Seamless Data Processing with Fugue: Integrating Pandas, DuckDB, and Spark

Data Processing Needs

In today’s data-driven landscape, organizations face diverse data processing needs that demand flexible solutions. For smaller datasets requiring efficient, in-memory processing and quick query execution, Python Pandas or DuckDB emerges as a robust choice. Meanwhile, for handling large-scale data operations with scalability and distributed computing capabilities, Spark provides a powerful solution.

Seamless Integration: Fugue

Fugue bridges these tools seamlessly, enabling organizations to optimize their data processing workflows. Fugue’s abstraction layer allows data professionals to switch between DuckDB and Spark without needing to rewrite code, ensuring that they can effectively manage data of varying scales and complexities with ease.

Fugue, an open-source abstraction layer, provides a seamless transition from a single machine to a distributed computing setting. With Fugue, users can code their logic in native Python, Pandas, or SQL, and then bring it to the Spark, Dask, Ray and Duckdb.

Fugue

In the world of data processing, flexibility and scalability are key. Fugue, an abstraction layer for distributed computing, offers a unique solution by allowing users to seamlessly switch between different computing frameworks. Fugue can accelerate the development of big data projects by decreasing compute costs and by increasing developer productivity.

Separating Logic from Execution

One of the significant challenges with using Python Pandas/SQL and Spark is the tight coupling between the logic and the interface. This inflexibility forces data engineer to make an early decision on the tool they’ll use, often without knowing how their data needs might evolve. Here are two scenarios that highlight this problem:

  1. A data engineer starts with Python Pandas/SQL for its simplicity and efficiency with smaller datasets. However, as the dataset grows, Pandas struggles with performance, costly hardware upgrades to handle the increased load (vertical scaling).
  2. Conversely, a data engineer anticipates large data volumes and opts for Spark from the outset. If the data doesn’t grow as expected, the project suffers from unnecessary complexity and slower performance due to Spark’s overhead.

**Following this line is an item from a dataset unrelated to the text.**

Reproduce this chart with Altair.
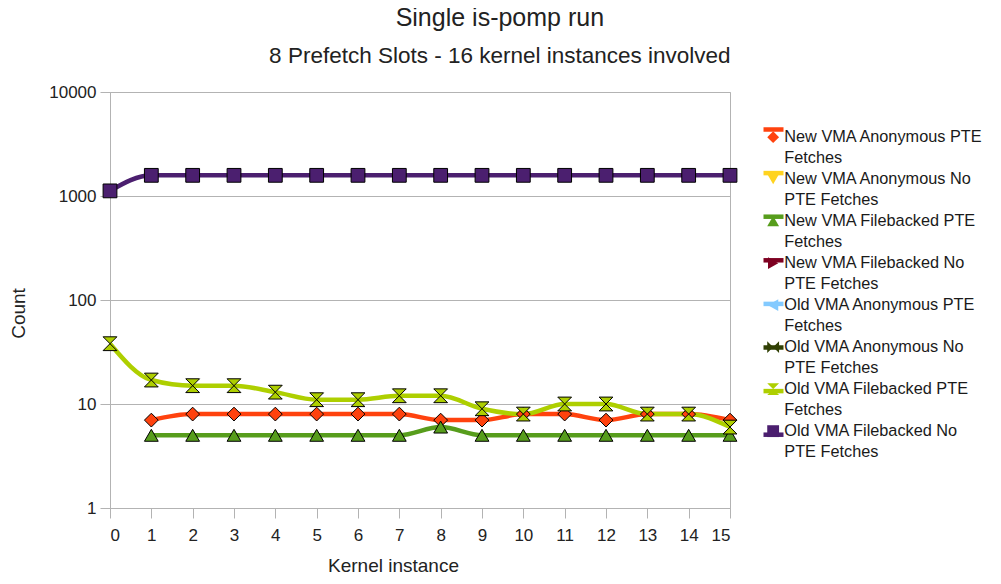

In both scenarios, the user ends up with a wrong tool for the job. These issues can be mitigated by separating logic from execution. Fugue serves as an effective abstraction layer, enabling users to write a single codebase that is compatible with both Python Pandas/SQL and Spark. At runtime, the appropriate execution engine can be selected, providing the flexibility to handle varying data sizes and processing needs efficiently.

Supporting API and SQL Interface

Fugue provides robust support for both API and SQL interfaces, making it highly versatile for different user preferences and use cases. Whether you prefer writing data processing logic using an API in Python or through SQL queries.

Fugue API

import pandas as pd
from typing import Dict
from fugue import transform
import fugue.api as fa

input_df = pd.DataFrame({"id":[0,1,2], "value": (["A", "B", "C"])})
map_dict = {"A": "Apple", "B": "Banana", "C": "Carrot"}

def map_letter_to_food(df: pd.DataFrame, mapping: Dict[str, str]) -> pd.DataFrame:
    df["value"] = df["value"].map(mapping)
    return df

def run(engine=None):
    with fa.engine_context(engine):
        df = fa.load("/path/to/file.parquet")
        out = fa.transform(df, map_letter_to_food, schema="*")
        fa.save(out, "/path/to/output_file.parquet")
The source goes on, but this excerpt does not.